Images are not part of the copy; transcribe all the data exactly.

Given data:
━━━━━━━━━━━━━━━━━━━━
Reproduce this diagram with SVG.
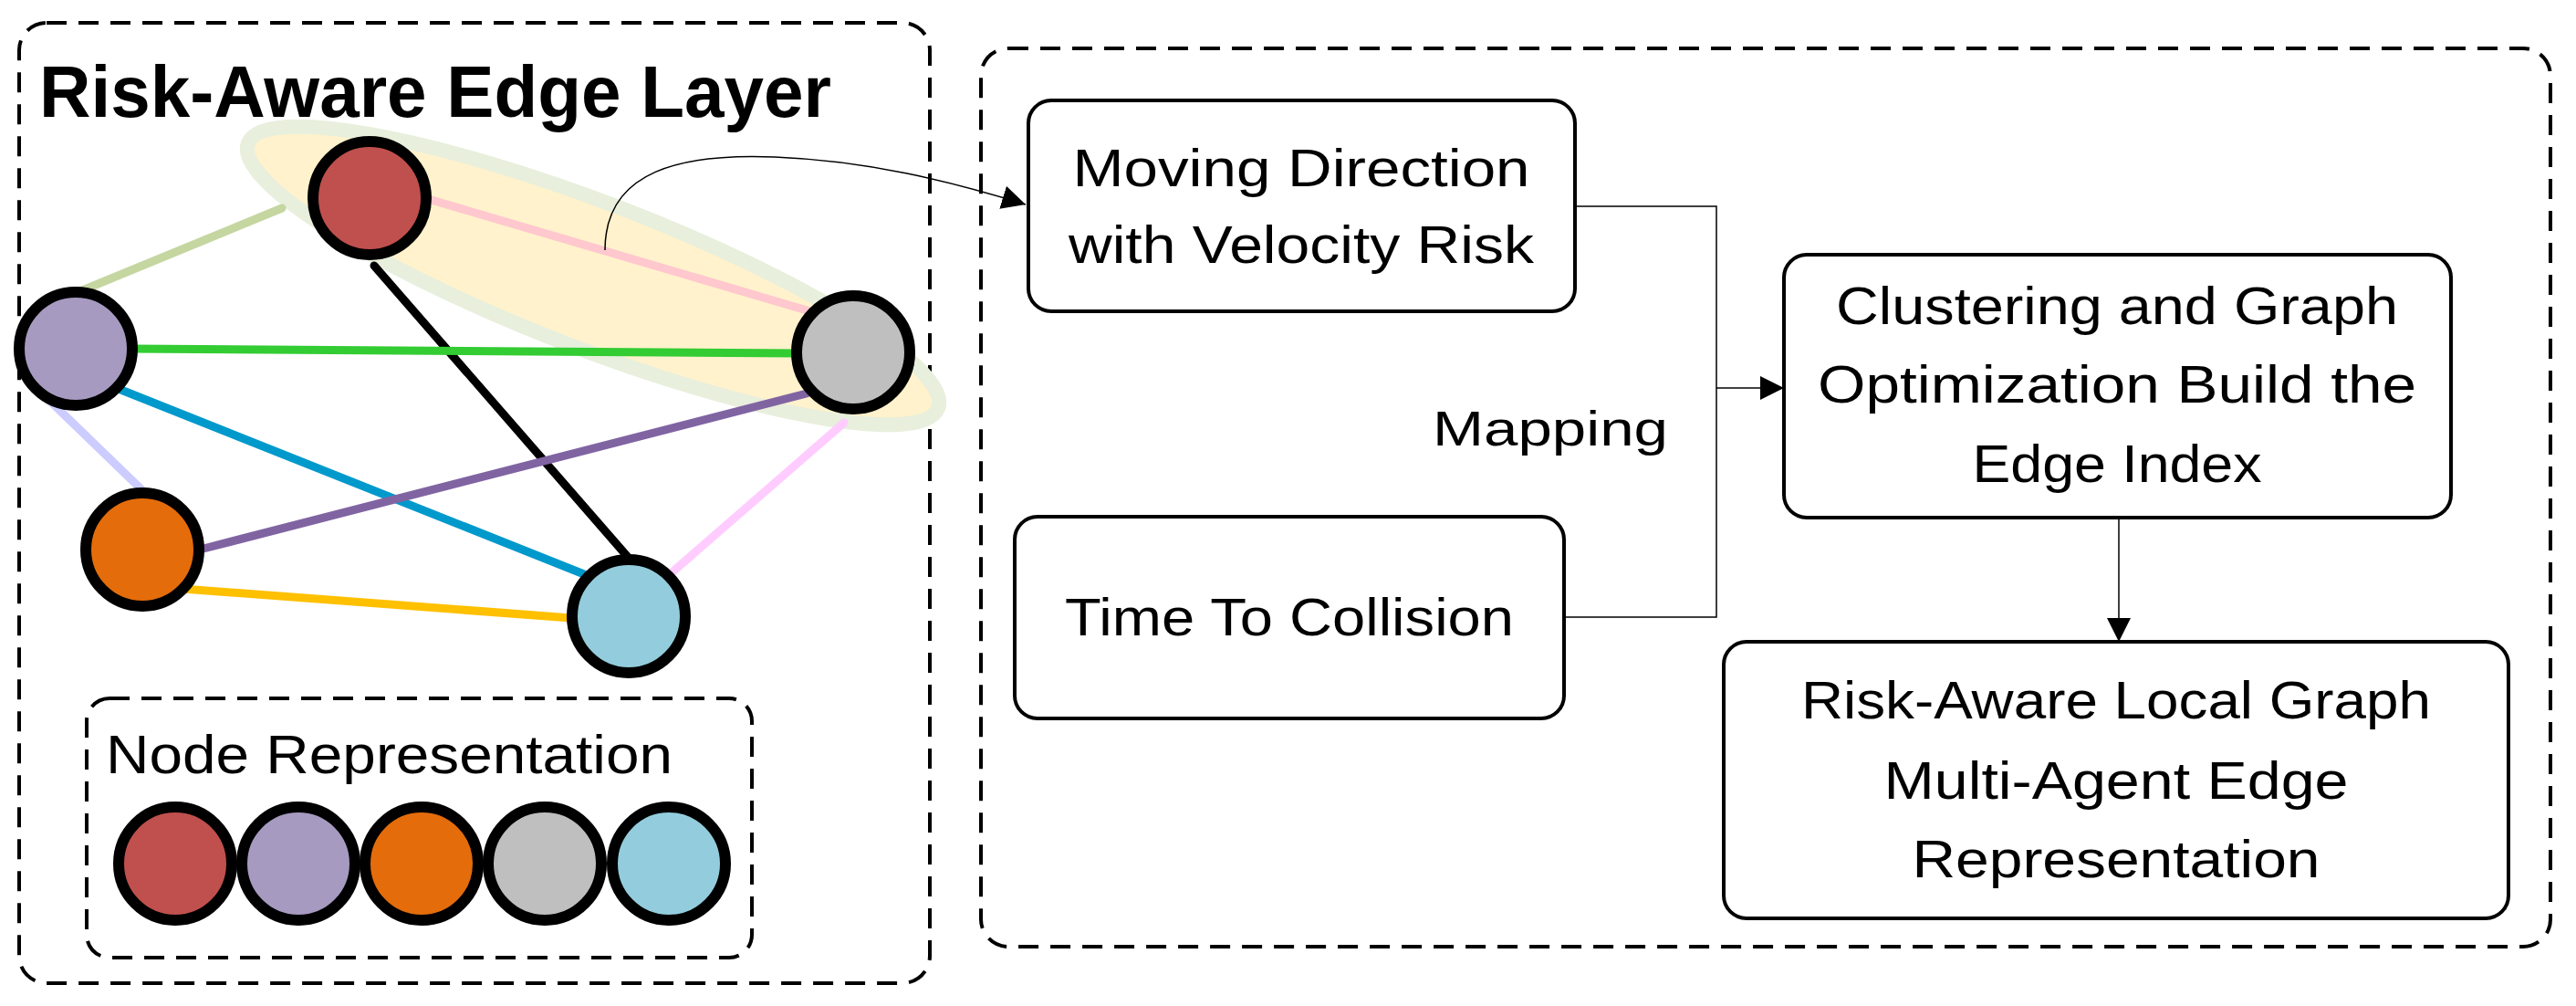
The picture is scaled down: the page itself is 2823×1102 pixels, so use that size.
<svg xmlns="http://www.w3.org/2000/svg" width="2823" height="1102" viewBox="0 0 2823 1102">
<style>
.dash{fill:none;stroke:#000;stroke-width:4;stroke-dasharray:22 13}
.box{fill:#fff;stroke:#000;stroke-width:4}
.t{font-family:"Liberation Sans",Arial,sans-serif;font-size:57px;fill:#000;text-anchor:middle}
.node{stroke:#000;stroke-width:12}
.e{stroke-width:9;stroke-linecap:round;fill:none}
.c{stroke:#000;stroke-width:1.5;fill:none}
</style>
<defs>
<marker id="ah" viewBox="0 0 10 10" refX="10" refY="5" markerWidth="10" markerHeight="10" markerUnits="userSpaceOnUse" orient="auto"><path d="M0,0L10,5L0,10z" fill="#000"/></marker>
<marker id="ah2" viewBox="0 0 10 10" refX="10" refY="5" markerWidth="26" markerHeight="26" markerUnits="userSpaceOnUse" orient="auto"><path d="M0,0L10,5L0,10z" fill="#000"/></marker>
</defs>
<g id="left-panel">
<rect class="dash" x="21" y="25" width="998" height="1052" rx="30"/>
<text x="43" y="128" font-family="'Liberation Sans',Arial,sans-serif" font-weight="bold" font-size="80" textLength="868" lengthAdjust="spacingAndGlyphs">Risk-Aware Edge Layer</text>
</g>
<g id="highlight">
<ellipse cx="650" cy="302" rx="405" ry="80" transform="rotate(21 650 302)" fill="#FFF2CC" stroke="#E8EFDC" stroke-width="16"/>
</g>
<g id="edges">
<line class="e" x1="309" y1="228" x2="83" y2="321" stroke="#C5D6A0"/>
<line class="e" x1="466" y1="217" x2="891" y2="342" stroke="#FFC7CE"/>
<line class="e" x1="410" y1="291" x2="687" y2="609" stroke="#000"/>
<line class="e" x1="144" y1="382" x2="873" y2="387" stroke="#33CC33"/>
<line class="e" x1="125" y1="424" x2="645" y2="631" stroke="#0099CC"/>
<line class="e" x1="39" y1="424" x2="158" y2="539" stroke="#CCCCFF"/>
<line class="e" x1="219" y1="602" x2="884" y2="431" stroke="#8064A2"/>
<line class="e" x1="200" y1="645" x2="626" y2="677" stroke="#FFC000"/>
<line class="e" x1="733" y1="630" x2="925" y2="463" stroke="#FFCCFF"/>
</g>
<g id="node-red"><circle class="node" cx="405" cy="217" r="62" fill="#C0504D"/></g>
<g id="node-purple"><circle class="node" cx="83" cy="382" r="62" fill="#A79AC0"/></g>
<g id="node-gray"><circle class="node" cx="935" cy="386" r="62" fill="#BFBFBF"/></g>
<g id="node-orange"><circle class="node" cx="156" cy="602" r="62" fill="#E46C0A"/></g>
<g id="node-cyan"><circle class="node" cx="689" cy="675" r="62" fill="#93CDDD"/></g>
<g id="legend">
<rect class="dash" x="95" y="765" width="729" height="284" rx="25"/>
<text x="116" y="847" font-family="'Liberation Sans',Arial,sans-serif" font-size="59" textLength="621" lengthAdjust="spacingAndGlyphs">Node Representation</text>
<circle class="node" cx="192" cy="946" r="62" fill="#C0504D"/>
<circle class="node" cx="327" cy="946" r="62" fill="#A79AC0"/>
<circle class="node" cx="462" cy="946" r="62" fill="#E46C0A"/>
<circle class="node" cx="597" cy="946" r="62" fill="#BFBFBF"/>
<circle class="node" cx="733" cy="946" r="62" fill="#93CDDD"/>
</g>
<g id="right-panel"><rect class="dash" x="1075" y="53" width="1720" height="984" rx="30"/></g>
<g id="connectors">
<path class="c" d="M663,274 C663,185 750,168 849,172 C950,176 1040,198 1124,224" marker-end="url(#ah2)"/>
<polyline class="c" points="1726,226 1881,226 1881,676 1714,676"/>
<line class="c" x1="1881" y1="425" x2="1955" y2="425" marker-end="url(#ah2)"/>
<line class="c" x1="2322" y1="567" x2="2322" y2="703" marker-end="url(#ah2)"/>
</g>
<g id="box-moving">
<rect class="box" x="1127" y="110" width="599" height="231" rx="25"/>
<text class="t" x="1426" y="204" textLength="501" lengthAdjust="spacingAndGlyphs">Moving Direction</text>
<text class="t" x="1426" y="288" textLength="510" lengthAdjust="spacingAndGlyphs">with Velocity Risk</text>
</g>
<g id="box-ttc">
<rect class="box" x="1112" y="566" width="602" height="221" rx="25"/>
<text class="t" x="1413" y="696" textLength="492" lengthAdjust="spacingAndGlyphs">Time To Collision</text>
</g>
<g id="box-cluster">
<rect class="box" x="1955" y="279" width="731" height="288" rx="25"/>
<text class="t" x="2320" y="355" textLength="616" lengthAdjust="spacingAndGlyphs">Clustering and Graph</text>
<text class="t" x="2320" y="441" textLength="656" lengthAdjust="spacingAndGlyphs">Optimization Build the</text>
<text class="t" x="2320" y="528" textLength="317" lengthAdjust="spacingAndGlyphs">Edge Index</text>
</g>
<g id="box-result">
<rect class="box" x="1889" y="703" width="860" height="303" rx="25"/>
<text class="t" x="2319" y="787" textLength="690" lengthAdjust="spacingAndGlyphs">Risk-Aware Local Graph</text>
<text class="t" x="2319" y="875" textLength="509" lengthAdjust="spacingAndGlyphs">Multi-Agent Edge</text>
<text class="t" x="2319" y="961" textLength="447" lengthAdjust="spacingAndGlyphs">Representation</text>
</g>
<g id="label-mapping">
<text x="1570" y="488" font-family="'Liberation Sans',Arial,sans-serif" font-size="54" textLength="258" lengthAdjust="spacingAndGlyphs">Mapping</text>
</g>
</svg>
━━━━━━━━━━━━━━━━━━━━
Written reply:
Reproduce this diagram with SVG.
The picture is scaled down: the page itself is 2823×1102 pixels, so use that size.
<svg xmlns="http://www.w3.org/2000/svg" width="2823" height="1102" viewBox="0 0 2823 1102">
<style>
.dash{fill:none;stroke:#000;stroke-width:4;stroke-dasharray:22 13}
.box{fill:#fff;stroke:#000;stroke-width:4}
.t{font-family:"Liberation Sans",Arial,sans-serif;font-size:57px;fill:#000;text-anchor:middle}
.node{stroke:#000;stroke-width:12}
.e{stroke-width:9;stroke-linecap:round;fill:none}
.c{stroke:#000;stroke-width:1.5;fill:none}
</style>
<defs>
<marker id="ah" viewBox="0 0 10 10" refX="10" refY="5" markerWidth="10" markerHeight="10" markerUnits="userSpaceOnUse" orient="auto"><path d="M0,0L10,5L0,10z" fill="#000"/></marker>
<marker id="ah2" viewBox="0 0 10 10" refX="10" refY="5" markerWidth="26" markerHeight="26" markerUnits="userSpaceOnUse" orient="auto"><path d="M0,0L10,5L0,10z" fill="#000"/></marker>
</defs>
<g id="left-panel">
<rect class="dash" x="21" y="25" width="998" height="1052" rx="30"/>
<text x="43" y="128" font-family="'Liberation Sans',Arial,sans-serif" font-weight="bold" font-size="80" textLength="868" lengthAdjust="spacingAndGlyphs">Risk-Aware Edge Layer</text>
</g>
<g id="highlight">
<ellipse cx="650" cy="302" rx="405" ry="80" transform="rotate(21 650 302)" fill="#FFF2CC" stroke="#E8EFDC" stroke-width="16"/>
</g>
<g id="edges">
<line class="e" x1="309" y1="228" x2="83" y2="321" stroke="#C5D6A0"/>
<line class="e" x1="466" y1="217" x2="891" y2="342" stroke="#FFC7CE"/>
<line class="e" x1="410" y1="291" x2="687" y2="609" stroke="#000"/>
<line class="e" x1="144" y1="382" x2="873" y2="387" stroke="#33CC33"/>
<line class="e" x1="125" y1="424" x2="645" y2="631" stroke="#0099CC"/>
<line class="e" x1="39" y1="424" x2="158" y2="539" stroke="#CCCCFF"/>
<line class="e" x1="219" y1="602" x2="884" y2="431" stroke="#8064A2"/>
<line class="e" x1="200" y1="645" x2="626" y2="677" stroke="#FFC000"/>
<line class="e" x1="733" y1="630" x2="925" y2="463" stroke="#FFCCFF"/>
</g>
<g id="node-red"><circle class="node" cx="405" cy="217" r="62" fill="#C0504D"/></g>
<g id="node-purple"><circle class="node" cx="83" cy="382" r="62" fill="#A79AC0"/></g>
<g id="node-gray"><circle class="node" cx="935" cy="386" r="62" fill="#BFBFBF"/></g>
<g id="node-orange"><circle class="node" cx="156" cy="602" r="62" fill="#E46C0A"/></g>
<g id="node-cyan"><circle class="node" cx="689" cy="675" r="62" fill="#93CDDD"/></g>
<g id="legend">
<rect class="dash" x="95" y="765" width="729" height="284" rx="25"/>
<text x="116" y="847" font-family="'Liberation Sans',Arial,sans-serif" font-size="59" textLength="621" lengthAdjust="spacingAndGlyphs">Node Representation</text>
<circle class="node" cx="192" cy="946" r="62" fill="#C0504D"/>
<circle class="node" cx="327" cy="946" r="62" fill="#A79AC0"/>
<circle class="node" cx="462" cy="946" r="62" fill="#E46C0A"/>
<circle class="node" cx="597" cy="946" r="62" fill="#BFBFBF"/>
<circle class="node" cx="733" cy="946" r="62" fill="#93CDDD"/>
</g>
<g id="right-panel"><rect class="dash" x="1075" y="53" width="1720" height="984" rx="30"/></g>
<g id="connectors">
<path class="c" d="M663,274 C663,185 750,168 849,172 C950,176 1040,198 1124,224" marker-end="url(#ah2)"/>
<polyline class="c" points="1726,226 1881,226 1881,676 1714,676"/>
<line class="c" x1="1881" y1="425" x2="1955" y2="425" marker-end="url(#ah2)"/>
<line class="c" x1="2322" y1="567" x2="2322" y2="703" marker-end="url(#ah2)"/>
</g>
<g id="box-moving">
<rect class="box" x="1127" y="110" width="599" height="231" rx="25"/>
<text class="t" x="1426" y="204" textLength="501" lengthAdjust="spacingAndGlyphs">Moving Direction</text>
<text class="t" x="1426" y="288" textLength="510" lengthAdjust="spacingAndGlyphs">with Velocity Risk</text>
</g>
<g id="box-ttc">
<rect class="box" x="1112" y="566" width="602" height="221" rx="25"/>
<text class="t" x="1413" y="696" textLength="492" lengthAdjust="spacingAndGlyphs">Time To Collision</text>
</g>
<g id="box-cluster">
<rect class="box" x="1955" y="279" width="731" height="288" rx="25"/>
<text class="t" x="2320" y="355" textLength="616" lengthAdjust="spacingAndGlyphs">Clustering and Graph</text>
<text class="t" x="2320" y="441" textLength="656" lengthAdjust="spacingAndGlyphs">Optimization Build the</text>
<text class="t" x="2320" y="528" textLength="317" lengthAdjust="spacingAndGlyphs">Edge Index</text>
</g>
<g id="box-result">
<rect class="box" x="1889" y="703" width="860" height="303" rx="25"/>
<text class="t" x="2319" y="787" textLength="690" lengthAdjust="spacingAndGlyphs">Risk-Aware Local Graph</text>
<text class="t" x="2319" y="875" textLength="509" lengthAdjust="spacingAndGlyphs">Multi-Agent Edge</text>
<text class="t" x="2319" y="961" textLength="447" lengthAdjust="spacingAndGlyphs">Representation</text>
</g>
<g id="label-mapping">
<text x="1570" y="488" font-family="'Liberation Sans',Arial,sans-serif" font-size="54" textLength="258" lengthAdjust="spacingAndGlyphs">Mapping</text>
</g>
</svg>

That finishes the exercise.